_WHAT TO WORK ON_
The lines from the top of the material below through the line containing "pt_sw = [3, 1, 0.5, 2]" are to be printed exactly, with pictures omitted.

▬▬▬

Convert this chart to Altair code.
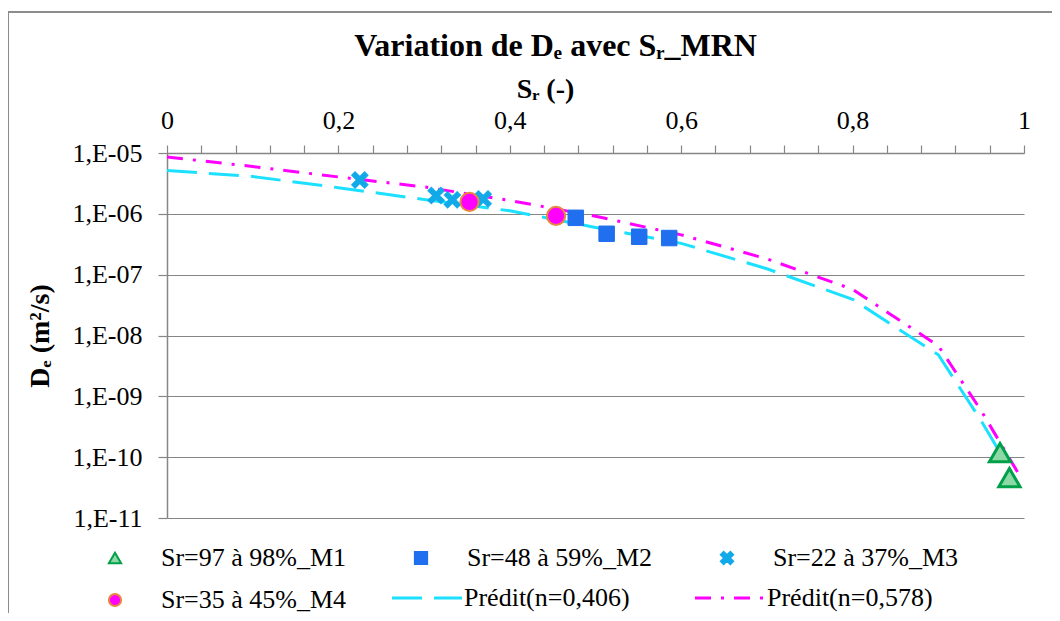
import altair as alt
import pandas as pd

# ---- measured series (Sr in -, De in m2/s) ----
m1_sr = [0.972, 0.983]
m1_de = [1.19e-10, 4.6e-11]
m2_sr = [0.477, 0.513, 0.551, 0.586]
m2_de = [8.6e-7, 4.7e-7, 4.2e-7, 4.0e-7]
m3_sr = [0.225, 0.314, 0.333, 0.369]
m3_de = [3.6e-6, 2.0e-6, 1.7e-6, 1.76e-6]
m4_sr = [0.353, 0.454]
m4_de = [1.57e-6, 9.25e-7]

# ---- predicted curves ----
p1_sr = [0.0, 0.1, 0.2, 0.3, 0.4, 0.5, 0.6, 0.7, 0.8, 0.9, 0.95, 0.97]
p1_de = [5.16e-6, 4.11e-6, 2.69e-6, 1.72e-6, 1.12e-6, 5.98e-7, 3.27e-7,
         1.25e-7, 3.93e-8, 4.82e-9, 3.97e-10, 1.33e-10]
p2_sr = [0.0, 0.1, 0.2, 0.3, 0.4, 0.5, 0.6, 0.7, 0.8, 0.9, 0.95, 0.995]
p2_de = [8.59e-6, 6.0e-6, 4.04e-6, 2.77e-6, 1.66e-6, 9.14e-7, 4.51e-7,
         1.82e-7, 5.74e-8, 6.78e-9, 5.81e-10, 4.97e-11]

point_names = ["Sr=97 à 98%_M1", "Sr=48 à 59%_M2", "Sr=22 à 37%_M3", "Sr=35 à 45%_M4"]
line_names = ["Prédit(n=0,406)", "Prédit(n=0,578)"]

x_ticks = [0.0, 0.04, 0.08, 0.12, 0.16, 0.2, 0.24, 0.28, 0.32, 0.36, 0.4, 0.44,
           0.48, 0.52, 0.56, 0.6, 0.64, 0.68, 0.72, 0.76, 0.8, 0.84, 0.88, 0.92,
           0.96, 1.0]
y_ticks = [1e-5, 1e-6, 1e-7, 1e-8, 1e-9, 1e-10, 1e-11]

X_PATH = ("M-1,-0.55L-0.55,-1L0,-0.45L0.55,-1L1,-0.55L0.45,0L1,0.55L0.55,1"
          "L0,0.45L-0.55,1L-1,0.55L-0.45,0Z")
LINE_SYMBOL = "M-5,0H5"

pt_fill = ["#8CD9A6", "#1F6FEF", "#12A9E9", "#FF00FF"]
pt_stroke = ["#00A04A", "#1F6FEF", "#12A9E9", "#E8873F"]
pt_shape = ["triangle-up", "square", X_PATH, "circle"]
pt_size = [450, 240, 300, 330]
pt_sw = [3, 1, 0.5, 2]

# ---- tables ----
pts = pd.DataFrame({
    "Sr": m1_sr + m2_sr + m3_sr + m4_sr,
    "De": m1_de + m2_de + m3_de + m4_de,
    "essai": [point_names[0]] * len(m1_sr) + [point_names[1]] * len(m2_sr)
    + [point_names[2]] * len(m3_sr) + [point_names[3]] * len(m4_sr),
})
lines = pd.DataFrame({
    "Sr": p1_sr + p2_sr,
    "De": p1_de + p2_de,
    "modele": [line_names[0]] * len(p1_sr) + [line_names[1]] * len(p2_sr),
})

FONT = "Liberation Serif"
GRAY = "#868686"

x_enc = alt.X(
    "Sr:Q",
    scale=alt.Scale(domain=[0, 1], nice=False, zero=False),
    axis=alt.Axis(
        orient="top", values=x_ticks, grid=False,
        labelExpr="abs(datum.value*5 - round(datum.value*5)) < 0.000001 ? replace(format(datum.value, '~g'), '.', ',') : ''",
        tickSize=8, labelPadding=17, labelBaseline="alphabetic",
        title="Sᵣ (-)", titleX=378, titleY=-56, titleBaseline="alphabetic",
        titleAlign="center", labelFlush=False, labelOverlap=False,
    ),
)
y_enc = alt.Y(
    "De:Q",
    scale=alt.Scale(type="log", domain=[1e-11, 1e-5], nice=False),
    axis=alt.Axis(
        values=y_ticks, grid=True,
        labelExpr="'1,E-' + (round(-log(datum.value)/LN10) < 10 ? '0' : '') + round(-log(datum.value)/LN10)",
        tickSize=9, labelPadding=16,
        title="Dₑ (m²/s)", titleX=-127, titleY=182.5, titleAngle=270,
        titleBaseline="middle", titleAlign="center", labelOverlap=False,
    ),
)

pt_legend = alt.Legend(
    orient="none", legendX=-65, legendY=392, columns=3, direction="horizontal",
    title=None, labelFontSize=26, labelFont=FONT, labelColor="black", symbolSize=150,
    symbolStrokeWidth=2, labelOffset=33, columnPadding=61, rowPadding=16,
    labelLimit=400,
)
ln_legend = alt.Legend(
    orient="none", legendX=247, legendY=432, columns=2, direction="horizontal",
    title=None, labelFontSize=26, labelFont=FONT, labelColor="black",
    symbolType=LINE_SYMBOL, symbolSize=196, symbolStrokeWidth=3, labelOffset=24,
    columnPadding=59, labelLimit=400,
)

frame = alt.Chart(pd.DataFrame({"k": [0]})).mark_rect(
    filled=False, stroke="#8c8c8c", strokeWidth=2, clip=False
).encode(x=alt.value(-159), x2=alt.value(1000), y=alt.value(-141), y2=alt.value(600))

line_layer = alt.Chart(lines).mark_line(strokeWidth=3, clip=False).encode(
    x=x_enc, y=y_enc,
    color=alt.Color("modele:N", scale=alt.Scale(domain=line_names, range=["#1CE0FF", "#FF00FF"]),
                    legend=ln_legend),
    strokeDash=alt.StrokeDash("modele:N",
                              scale=alt.Scale(domain=line_names, range=[[30, 12], [16, 10, 3, 10]]),
                              legend=ln_legend),
)

pt_layers = []
for i, name in enumerate(point_names):
    pt_layers.append(
        alt.Chart(pts).transform_filter(alt.datum.essai == name)
        .mark_point(filled=True, opacity=1, size=pt_size[i], strokeWidth=pt_sw[i])
        .encode(
            x=x_enc, y=y_enc,
            fill=alt.Fill("essai:N", scale=alt.Scale(domain=point_names, range=pt_fill),
                          legend=pt_legend),
            stroke=alt.Stroke("essai:N", scale=alt.Scale(domain=point_names, range=pt_stroke),
                              legend=pt_legend),
            shape=alt.Shape("essai:N", scale=alt.Scale(domain=point_names, range=pt_shape),
                            legend=pt_legend),
        )
    )

chart = alt.layer(frame, line_layer, *pt_layers).properties(
    width=857, height=365,
    title=alt.TitleParams(
        text="Variation de Dₑ avec Sᵣ_MRN", font=FONT, fontSize=32, fontWeight="bold",
        color="black", anchor="middle", dx=-40, dy=60, offset=8,
    ),
    autosize=alt.AutoSizeParams(type="none"),
    padding={"left": 159, "top": 145, "right": 28, "bottom": 95},
).configure(font=FONT, background="white").configure_axis(
    labelFont=FONT, labelFontSize=26, labelColor="black",
    titleFont=FONT, titleFontSize=28, titleFontWeight="bold", titleColor="black",
    domainColor=GRAY, tickColor=GRAY, gridColor=GRAY, domainWidth=1.5, gridWidth=1.2,
    tickWidth=1.2,
).configure_legend(labelFont=FONT).configure_title(font=FONT).configure_view(strokeWidth=0)

chart.save("out.html", embed_options={"renderer": "svg", "actions": False})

▬▬▬

_CORRECT RESULT_
Convert this chart to Altair code.
import altair as alt
import pandas as pd

# ---- measured series (Sr in -, De in m2/s) ----
m1_sr = [0.972, 0.983]
m1_de = [1.19e-10, 4.6e-11]
m2_sr = [0.477, 0.513, 0.551, 0.586]
m2_de = [8.6e-7, 4.7e-7, 4.2e-7, 4.0e-7]
m3_sr = [0.225, 0.314, 0.333, 0.369]
m3_de = [3.6e-6, 2.0e-6, 1.7e-6, 1.76e-6]
m4_sr = [0.353, 0.454]
m4_de = [1.57e-6, 9.25e-7]

# ---- predicted curves ----
p1_sr = [0.0, 0.1, 0.2, 0.3, 0.4, 0.5, 0.6, 0.7, 0.8, 0.9, 0.95, 0.97]
p1_de = [5.16e-6, 4.11e-6, 2.69e-6, 1.72e-6, 1.12e-6, 5.98e-7, 3.27e-7,
         1.25e-7, 3.93e-8, 4.82e-9, 3.97e-10, 1.33e-10]
p2_sr = [0.0, 0.1, 0.2, 0.3, 0.4, 0.5, 0.6, 0.7, 0.8, 0.9, 0.95, 0.995]
p2_de = [8.59e-6, 6.0e-6, 4.04e-6, 2.77e-6, 1.66e-6, 9.14e-7, 4.51e-7,
         1.82e-7, 5.74e-8, 6.78e-9, 5.81e-10, 4.97e-11]

point_names = ["Sr=97 à 98%_M1", "Sr=48 à 59%_M2", "Sr=22 à 37%_M3", "Sr=35 à 45%_M4"]
line_names = ["Prédit(n=0,406)", "Prédit(n=0,578)"]

x_ticks = [0.0, 0.04, 0.08, 0.12, 0.16, 0.2, 0.24, 0.28, 0.32, 0.36, 0.4, 0.44,
           0.48, 0.52, 0.56, 0.6, 0.64, 0.68, 0.72, 0.76, 0.8, 0.84, 0.88, 0.92,
           0.96, 1.0]
y_ticks = [1e-5, 1e-6, 1e-7, 1e-8, 1e-9, 1e-10, 1e-11]

X_PATH = ("M-1,-0.55L-0.55,-1L0,-0.45L0.55,-1L1,-0.55L0.45,0L1,0.55L0.55,1"
          "L0,0.45L-0.55,1L-1,0.55L-0.45,0Z")
LINE_SYMBOL = "M-5,0H5"

pt_fill = ["#8CD9A6", "#1F6FEF", "#12A9E9", "#FF00FF"]
pt_stroke = ["#00A04A", "#1F6FEF", "#12A9E9", "#E8873F"]
pt_shape = ["triangle-up", "square", X_PATH, "circle"]
pt_size = [450, 240, 300, 330]
pt_sw = [3, 1, 0.5, 2]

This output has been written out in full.